December 7 2013 Latest news:
Tuesday, October 1, 2013
It might be hidden away on the platform of a west Norfolk train station – but the Railway Arms has today been named as the best cider and perry pub in Britain.
Judges from the Campaign for Real Ale (Camra) have spent the past year touring the nation trying to find the best venue for enjoying a good quality real ale.
None could top the Pinches family’s tiny watering hole on platform one of Downham Market railway station, which the judges fell in love with because of its “relaxing, friendly atmosphere” and because it is a “quirky, fun little place to be”.
Ian Pinches, who has run the pub with his wife Lesley-Ann and their son Callum, 20, for the past four years, said the family’s goal had been to make the Railway Arms “everything a normal pub isn’t” and be “the anitdote to the typical pub”.
He added: “What appealed to us about it was that it was different. It was not a normal pub, which didn’t interest us.”
The accountant had been a regular commuter at Downham Market railway station as he travelled into London daily for his job as chief executive and finance director at a London housing charity.
Having been on the nine-to-five treadmill for years, Mr Pinches was looking for change – and said running a railway station pub meant a “completely different way of life”.
The 49 year old said: “I knew I always wanted to run my own business but I had no idea what I wanted to do. This was a sort of mid-life crisis!”
The station’s former post office had already been converted into a pub by Andrew Archibald, who now runs the Chalk and Cheese restaurant in Shouldham.
After six months, the Pinches family took it over – and immediately set about making it different from just about any other pub you could walk into.
As well as its small and cosy setting, with an open fire burning in the winter, they decided not to play any music or have a widescreen TV showing sports.
“It can, if it’s too loud, stifle conversation,” Mr Pinches explained. “One of the things people come in here for is the conversation and banter you get from having a crowd of regulars.
Although there is the odd quiz and a few old-fashioned pub games, the entertainment is also a little different – the pub recently held a Come Dine With Me-style event where regulars could try each other’s home-made dishes.
There is also a book room, where people can read quietly, a cafe in the mornings and, instead of pulling drink from a pump, all the real cider, perry and ale is served directly from the cask or pin of the Railway Arms’ tap room.
“It’s all about the quality,” Mr Pinches said. “We want to make sure what we’re serving is fresh, well-made and is from good brewers and cider makers.”
Although some drinks are brought in from the West Country, the pub uses trusted nearby suppliers such as the Pickled Pig in Stretham, near Ely, and Cromwell’s Ciders in Hemingford Grey, Cambridgeshire.
“Another thing we do which is slightly different is that we don’t tend to have lots of beers and ciders,” Mr Pinches said. “Most pubs tend to have a range of beers and ciders which are on all the time.
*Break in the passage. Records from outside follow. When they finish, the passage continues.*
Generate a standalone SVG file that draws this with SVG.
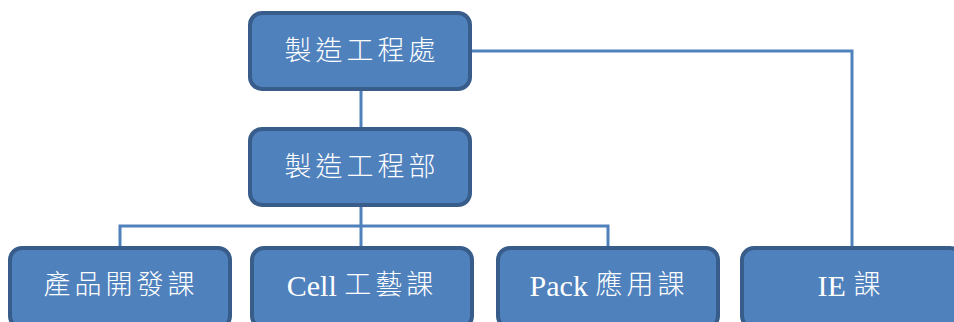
<svg xmlns="http://www.w3.org/2000/svg" width="954" height="322" viewBox="0 0 954 322">
<style>
.box{fill:#4f81bd;stroke:#385d8a;stroke-width:4}
.lbl{fill:#ffffff;font-family:"Liberation Serif","Noto Sans CJK TC",serif;font-size:30px;text-anchor:middle;dominant-baseline:central}
.cj{letter-spacing:4px;font-size:27px;font-weight:300}
.conn{fill:none;stroke:#4f81bd;stroke-width:3}
</style>
<rect width="954" height="322" fill="#ffffff"/>
<g id="connectors">
<path class="conn" d="M361 89 V129"/>
<path class="conn" d="M470 51 H852 V246"/>
<path class="conn" d="M361 205 V246"/>
<path class="conn" d="M120 246 V226 H608 V246"/>
</g>
<g id="n1"><rect class="box" x="250" y="13" width="220" height="76" rx="12"/><text class="lbl cj" x="362" y="51">製造工程處</text></g>
<g id="n2"><rect class="box" x="250" y="129" width="220" height="76" rx="12"/><text class="lbl cj" x="362" y="167">製造工程部</text></g>
<g id="n3"><rect class="box" x="10" y="248" width="220" height="80" rx="12"/><text class="lbl cj" x="121" y="285">產品開發課</text></g>
<g id="n4"><rect class="box" x="252" y="248" width="220" height="80" rx="12"/><text class="lbl" x="362" y="285">Cell <tspan class="cj">工藝課</tspan></text></g>
<g id="n5"><rect class="box" x="498" y="248" width="220" height="80" rx="12"/><text class="lbl" x="609" y="285">Pack <tspan class="cj">應用課</tspan></text></g>
<g id="n6"><rect class="box" x="742" y="248" width="220" height="80" rx="12"/><text class="lbl" x="851" y="285">IE <tspan class="cj">課</tspan></text></g>
</svg>
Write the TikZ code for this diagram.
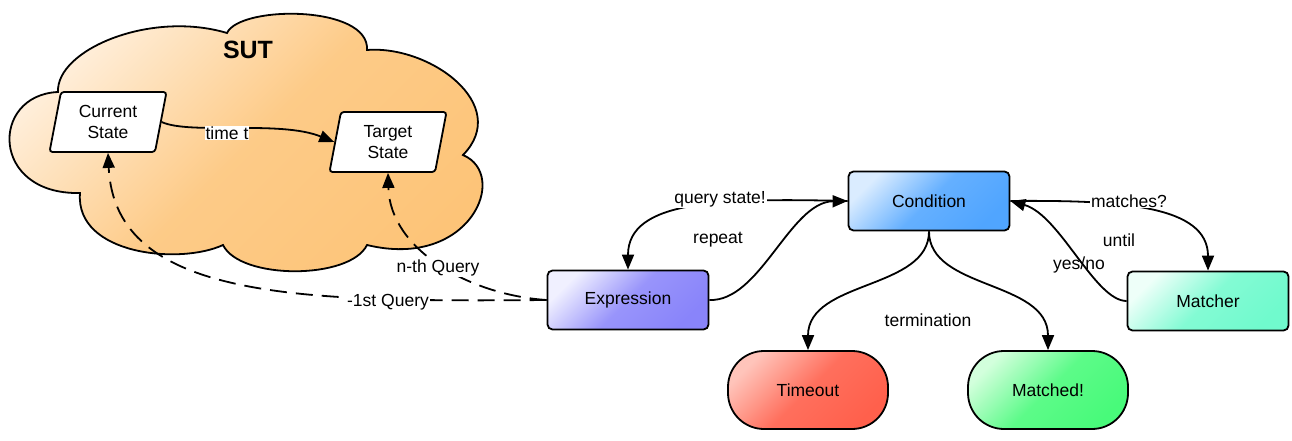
\documentclass[tikz,border=0pt]{standalone}
\usepackage{fontspec}
\setmainfont{Liberation Sans}
\usetikzlibrary{arrows.meta,shapes.geometric}
\definecolor{cloudL}{RGB}{255,241,224}
\definecolor{cloudD}{RGB}{253,196,120}
\definecolor{condL}{RGB}{218,236,255}
\definecolor{condD}{RGB}{80,165,255}
\definecolor{exprL}{RGB}{240,240,255}
\definecolor{exprD}{RGB}{137,132,250}
\definecolor{matchL}{RGB}{238,255,249}
\definecolor{matchD}{RGB}{112,250,205}
\definecolor{toutL}{RGB}{255,196,186}
\definecolor{toutD}{RGB}{255,96,76}
\definecolor{mtdL}{RGB}{210,255,220}
\definecolor{mtdD}{RGB}{72,250,122}
\begin{document}
\begin{tikzpicture}[x=1pt,y=-1pt,
  every node/.style={font=\fontsize{17.5}{21}\selectfont},
  grad/.style 2 args={top color=#1, bottom color=#2, middle color=#2!85!#1, shading angle=45},
  conn/.style={line width=1.8pt, -{Triangle[length=15pt,width=12pt]}},
  dashconn/.style={conn, dash pattern=on 17pt off 9pt},
  box/.style={draw, line width=1.8pt, rounded corners=5pt, minimum width=161pt, minimum height=59pt},
  stad/.style={draw, line width=1.8pt, rounded corners=36pt, minimum width=160pt, minimum height=78pt},
  para/.style={draw, fill=white, line width=1.8pt, trapezium, trapezium left angle=72, trapezium right angle=108,
    trapezium stretches body=true, rounded corners=3pt, minimum width=117pt, minimum height=60pt, align=center, inner sep=1pt},
  lbl/.style={fill=white, inner sep=1pt},
  txt/.style={inner sep=1pt}]
\useasboundingbox (0,0) rectangle (1292,441);
% cloud
\path[draw, line width=1.8pt, grad={cloudL}{cloudD}]
  (58,92) .. controls (56,50) and (150,10) .. (227,33)
  .. controls (240,5) and (370,5) .. (367,50)
  .. controls (430,45) and (512,105) .. (463,155)
  .. controls (510,175) and (470,270) .. (367,245)
  .. controls (350,280) and (240,280) .. (223,245)
  .. controls (180,265) and (75,255) .. (80,193)
  .. controls (-10,195) and (-10,95) .. (58,92) -- cycle;
\node[font=\fontsize{25}{30}\selectfont\bfseries] (sut) at (248,50) {SUT};
\node[para] (cur) at (108,122) {Current\\State};
\node[para] (tgt) at (388,142) {Target\\State};
\node[box, grad={condL}{condD}] (cond) at (929,201) {Condition};
\node[box, grad={exprL}{exprD}] (expr) at (628,300) {Expression};
\node[box, grad={matchL}{matchD}] (match) at (1208,301) {Matcher};
\node[stad, grad={toutL}{toutD}] (tout) at (808,390) {Timeout};
\node[stad, grad={mtdL}{mtdD}] (mtd) at (1048,390) {Matched!};
% connectors
\draw[conn] (cur.east) .. controls (190,135) and (280,120) .. (tgt.west);
\draw[dashconn] (expr.west) .. controls (300,302) and (115,300) .. (cur.south);
\draw[dashconn] (expr.west) .. controls (470,295) and (390,250) .. (tgt.south);
\draw[conn] (expr.east) .. controls (760,302) and (790,202) .. (cond.west);
\draw[conn] (cond.west) .. controls (720,198) and (628,200) .. (expr.north);
\draw[conn] (cond.east) .. controls (1120,200) and (1208,205) .. (match.north);
\draw[conn] (match.west) .. controls (1095,301) and (1060,215) .. (cond.east);
\draw[conn] (cond.south) .. controls (929,290) and (808,280) .. (tout.north);
\draw[conn] (cond.south) .. controls (929,290) and (1048,280) .. (mtd.north);
% labels
\node[lbl] (lt) at (227,133) {time t};
\node[lbl] (l1) at (388,302) {-1st Query};
\node[lbl] (ln) at (438,268) {n-th Query};
\node[lbl] (lq) at (720,199) {query state!};
\node[txt] (lr) at (718,240) {repeat};
\node[lbl] (lm) at (1129,201) {matches?};
\node[txt] (lu) at (1119,240) {until};
\node[txt] (ly) at (1079,265) {yes/no};
\node[txt] (lterm) at (928,320) {termination};
\end{tikzpicture}
\end{document}
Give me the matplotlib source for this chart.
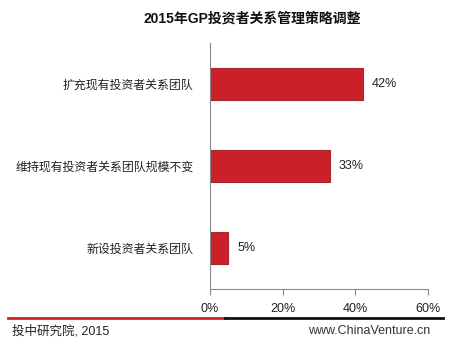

We would rather have a smaller selection which keeps changing. People come here knowing there’s going to be something different every time.”
The reaction when new customers walk into the pub, Mr Pinches said, is one of complete surprise.
“People that come and see us for the first time are just actually gobsmacked when they walk through the door,” he said. “They’re expecting a typical railway station cafe and this is not what they expect at all.”
Even though there are pubs in railway stations in the West Country, Mr Pinches said he does not know of another pub like the Railway Arms in this part of the country.
He also said people like the fact it is a family-run business. Callum runs the pub for two days a week, whereas at other times Mr Pinches is in charge, jointly running things with Callum or Lesley-Ann.
Yet despite its success from a string of CAMRA awards, Mr Pinches said: “It is difficult times for the pub trade full stop. Pubs that don’t have a unique selling point are the ones that tend to struggle more than most.
“That’s why we make a point of doing something different to other pubs in the locality. We deliberately go out of our way to do things that are a little bit special or different. It’s about what makes you different from other pubs.”
The Railway Arms will be presented with a certificate this afternoon by CAMRA representatives, who are arriving by train to enjoy a drink at the pub.
It will be given pride of place over the Railway Arms’ bar.